Many readers wondered why I didn’t mention the free GIMP program. It does indeed do most of what Photoshop does. I’ve found it to be even more dense and complex than Photoshop. But since it’s free, everyone who’s unhappy with Adobe’s new rental program for Photoshop should definitely give it a try.

Good article but you fail to mention what happens with plug in programs. Many of us find programs like the Nik series to be much better at doing some adjustments than Photoshop. How does CC handle this?

Exactly the same way. Remember: Photoshop CC is a program that you download to your computer and run from there — exactly like previous Photoshop versions. Nothing changes in the way it works with plug-ins.

Does Adobe actually pay you for mindlessly reprinting their press releases and calling it “news”? An actual journalist would have at least mentioned that huge numbers of Photoshop users are FURIOUS about this sleazy move by Adobe and are refusing to go along with it. More than 35,000 people have signed a Change.org petition to demand the restoration of the perpetual license. Lots of people are going to be seriously hurt by your journalistic malpractice.

I was stunned by the number of readers who came away from my column thinking that I am a fan of Adobe’s new rental-only program. In fact, I thought that I had written a 1,300-word condemnation of this practice.

“You have to pay $30 a month, or $240 a year, for the privilege of using the latest Photoshop version,” I wrote. “Adobe isn’t offering the rental plan — it’s dictating it. The 800-pound gorilla of the creative world has become the 1,600-pound gorilla.”

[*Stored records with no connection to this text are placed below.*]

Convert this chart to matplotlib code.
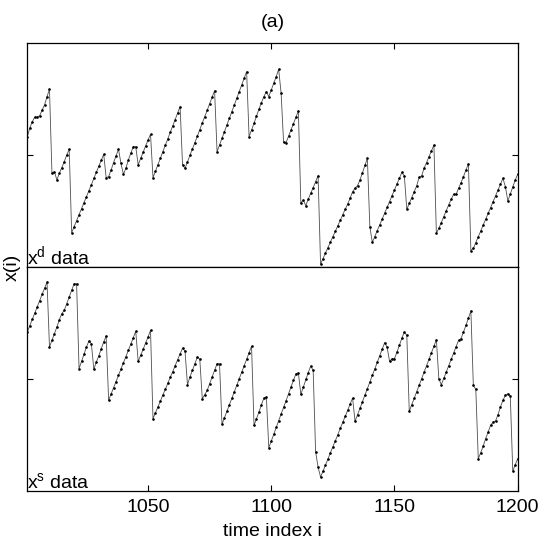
import numpy as np
import matplotlib
matplotlib.use("Agg")
import matplotlib.pyplot as plt

plt.rcParams['font.family'] = ['Liberation Sans', 'DejaVu Sans']
plt.rcParams['mathtext.fontset'] = 'custom'
plt.rcParams['mathtext.rm'] = 'Liberation Sans'
plt.rcParams['mathtext.it'] = 'Liberation Sans'

# time index
time_index = np.arange(1001, 1201)

# x^d data (arbitrary units)
xd_data = [
    391, 416, 436, 449, 449, 453, 471, 486, 511, 533,
    281, 286, 261, 281, 298, 316, 336, 353, 103, 121,
    139, 157, 175, 193, 211, 229, 247, 266, 284, 302,
    320, 338, 268, 271, 291, 313, 333, 353, 311, 278,
    296, 321, 341, 361, 361, 306, 326, 344, 363, 381,
    398, 268, 287, 307, 326, 346, 365, 384, 404, 423,
    442, 462, 481, 306, 296, 315, 335, 354, 373, 393,
    412, 432, 451, 470, 490, 509, 529, 346, 366, 386,
    406, 426, 446, 466, 486, 506, 526, 546, 566, 586,
    391, 411, 431, 453, 473, 493, 511, 526, 511, 531,
    551, 571, 593, 521, 374, 373, 392, 411, 430, 449,
    468, 191, 201, 184, 203, 221, 238, 256, 274, 9,
    25, 42, 58, 75, 91, 107, 124, 140, 157, 173,
    189, 206, 226, 236, 244, 261, 283, 306, 326, 121,
    74, 91, 109, 126, 144, 161, 179, 196, 214, 231,
    249, 266, 284, 273, 173, 191, 208, 226, 243, 269,
    273, 296, 313, 331, 348, 366, 101, 116, 133, 151,
    169, 186, 203, 218, 218, 236, 253, 271, 291, 309,
    49, 56, 73, 91, 108, 126, 143, 161, 178, 196,
    213, 231, 248, 266, 241, 198, 219, 241, 261, 278,
]

# x^s data
xs_data = [
    476, 495, 514, 532, 551, 570, 589, 607, 626, 431,
    451, 471, 491, 513, 531, 541, 561, 581, 601, 621,
    621, 366, 388, 411, 431, 449, 441, 364, 386, 404,
    426, 446, 464, 271, 290, 309, 327, 346, 365, 384,
    402, 421, 440, 459, 478, 388, 406, 424, 443, 461,
    481, 216, 234, 251, 269, 287, 304, 322, 340, 357,
    375, 393, 410, 428, 418, 318, 341, 361, 381, 401,
    394, 276, 288, 301, 321, 341, 361, 381, 381, 199,
    219, 238, 258, 277, 297, 316, 336, 355, 375, 394,
    414, 433, 196, 216, 236, 258, 278, 281, 129, 149,
    169, 190, 210, 230, 250, 270, 291, 311, 331, 351,
    353, 289, 311, 334, 354, 374, 361, 116, 71, 41,
    59, 77, 95, 114, 132, 150, 168, 187, 205, 223,
    241, 260, 278, 208, 228, 247, 267, 287, 306, 326,
    346, 365, 385, 405, 424, 444, 431, 388, 396, 396,
    416, 436, 458, 476, 466, 238, 258, 277, 297, 316,
    336, 355, 375, 394, 414, 433, 453, 336, 318, 337,
    356, 375, 394, 413, 432, 451, 456, 476, 496, 518,
    539, 316, 304, 96, 114, 134, 156, 176, 196, 206,
    209, 228, 251, 271, 286, 291, 284, 59, 78, 96,
]

x_ticks = [1050, 1100, 1150, 1200]
y_tick = [335]

fig = plt.figure(figsize=(5.45, 5.45), dpi=100)
L, W, H = 0.0501, 0.8998, 0.4105
ax_top = fig.add_axes([L, 0.5101, W, H])
ax_bot = fig.add_axes([L, 0.0996, W, H])

FS = 14
for ax, data, label in [(ax_top, xd_data, r'x$^{\mathrm{d}}$ data'),
                        (ax_bot, xs_data, r'x$^{\mathrm{s}}$ data')]:
    ax.plot(time_index, data, color='0.3', linewidth=0.6,
            marker='.', markersize=1.8, markerfacecolor='black',
            markeredgecolor='black')
    ax.set_xlim(1001, 1200)
    ax.set_ylim(0, 671)
    ax.set_xticks(x_ticks)
    ax.set_yticks(y_tick)
    ax.set_yticklabels([])
    ax.tick_params(direction='in', length=4, width=0.8, right=True,
                   labelsize=FS, pad=6)
    for s in ax.spines.values():
        s.set_linewidth(0.9)
    ax.text(0.0, 0.014, label, transform=ax.transAxes, fontsize=FS,
            ha='left', va='baseline')

ax_top.tick_params(axis='x', top=True, bottom=False, labelbottom=False)
ax_bot.tick_params(axis='x', top=False, bottom=True)
ax_bot.set_xticklabels([str(t) for t in x_ticks])

fig.text(0.5004, 0.9587, '(a)', ha='center', va='center', fontsize=FS)
fig.text(0.5, 0.025, 'time index i', ha='center', va='center', fontsize=FS)
fig.text(0.022, 0.51, 'x(i)', ha='center', va='center', rotation=90, fontsize=FS)

fig.savefig('out.png', dpi=100)
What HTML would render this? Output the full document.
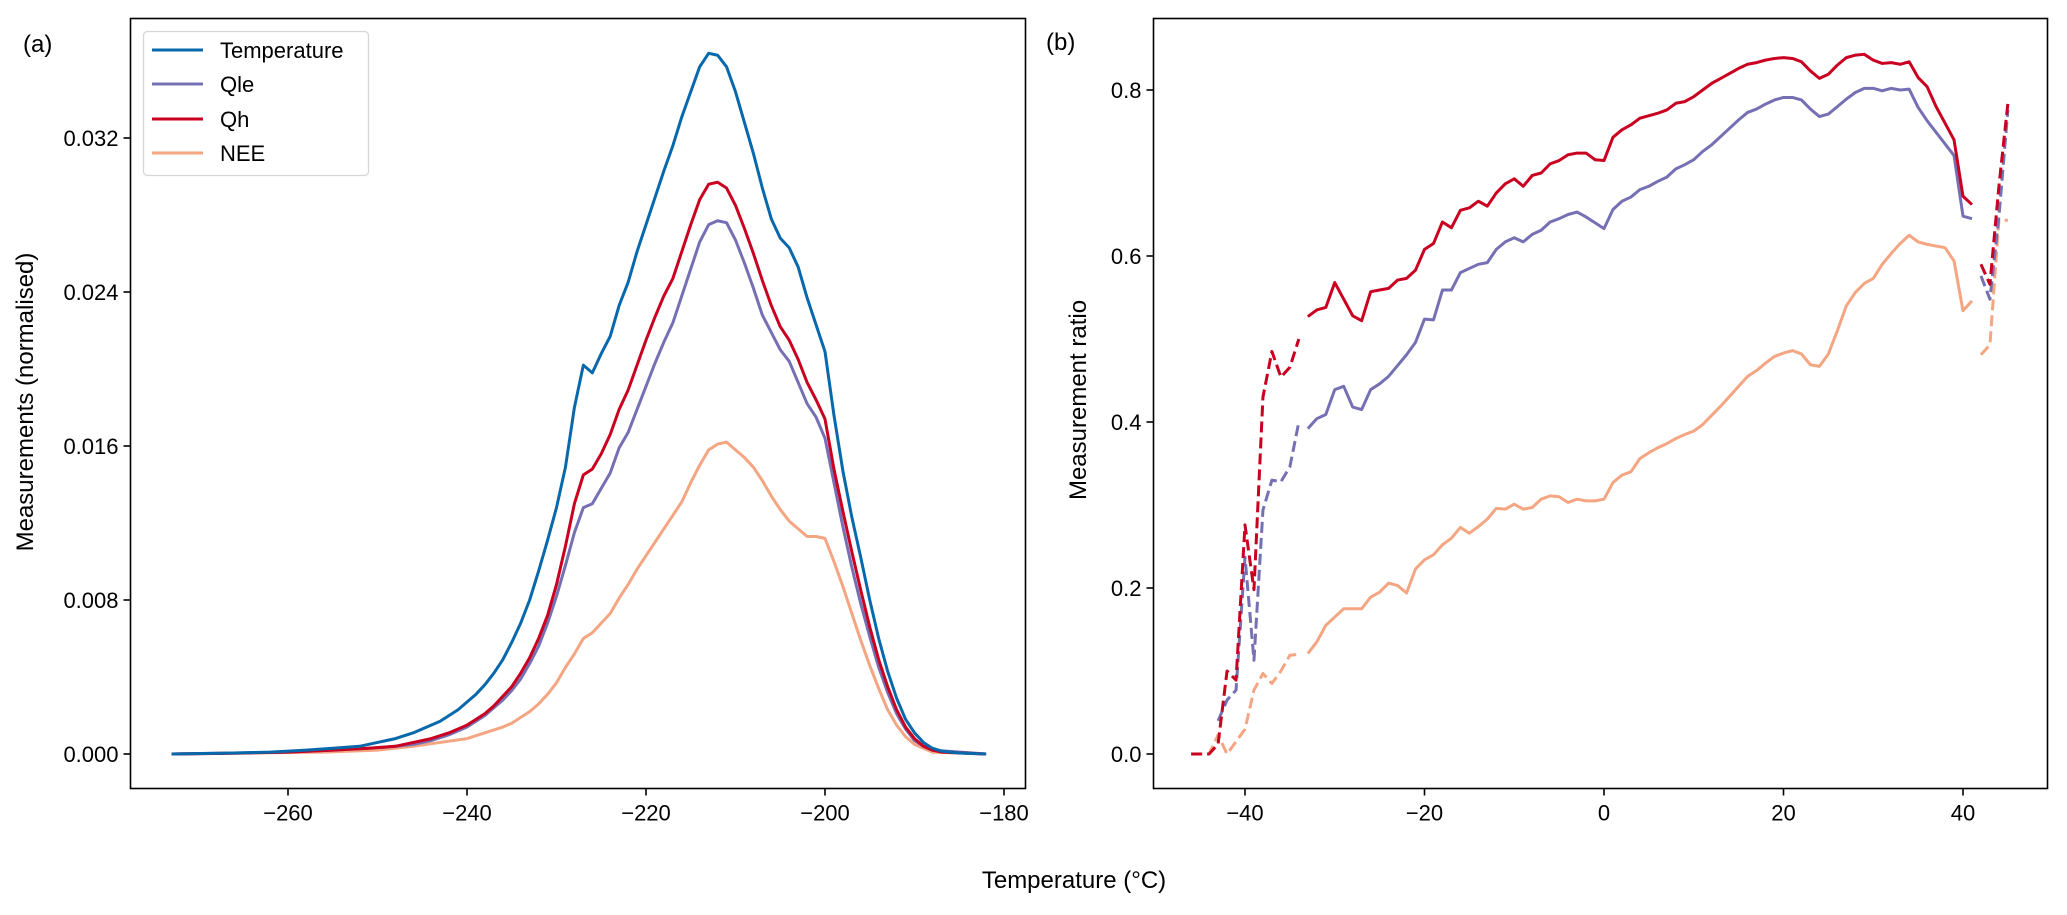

I then listed alternatives to Photoshop, and concluded: “Nobody knows what improvements Adobe plans to add, how many, how often, or what the subscription rates will be next year or the year after that. Adobe is just saying, ‘Trust us.’”

As for the Change.org petition with 35,000 signatures: Somehow my readers managed to miss this paragraph in my column:

“The switch to a rental-only plan may sound like a rotten deal for many creative people, especially small operators on a budget. And, indeed, many of them are horrified by the switcheroo. A touching but entirely hopeless petition (http://j.mp/1aynMtK) has 35,000 signatures so far. (‘We want you to restart development for Adobe Creative Suite 7 and all future Creative Suites,’ it says. ‘Do it for the freelancers. For the small businesses. For the average consumer.’)”

It’s possible that what angered these readers so much is my reference to the petition as “touching but entirely hopeless.” This is not a put-down of the petition. This is a simple acknowledgment that companies like Adobe have already factored in the anger.

Remember when Netflix raised the price of its most popular DVD rental/streaming-movie price by 60 percent? A million people canceled their Netflix subscriptions.

An employee told me at the time that, incredibly, Netflix’s spreadsheets showed that the company would still come out ahead, even with the mass defections. Netflix had already factored the anger into its business plan.

And that’s exactly what Adobe’s spreadsheets show. Even if the predicted number of angry customers abandon Photoshop, the total annual revenue for Photoshop will increase as a result of the rental-only program.

That’s why the petition is utterly hopeless. Adobe won’t change its course, because Adobe doesn’t care about those people. It already considers them a lost cause.

It’s very clearly a case where customer happiness is being sacrificed for more profit. And that’s the most upsetting part of all.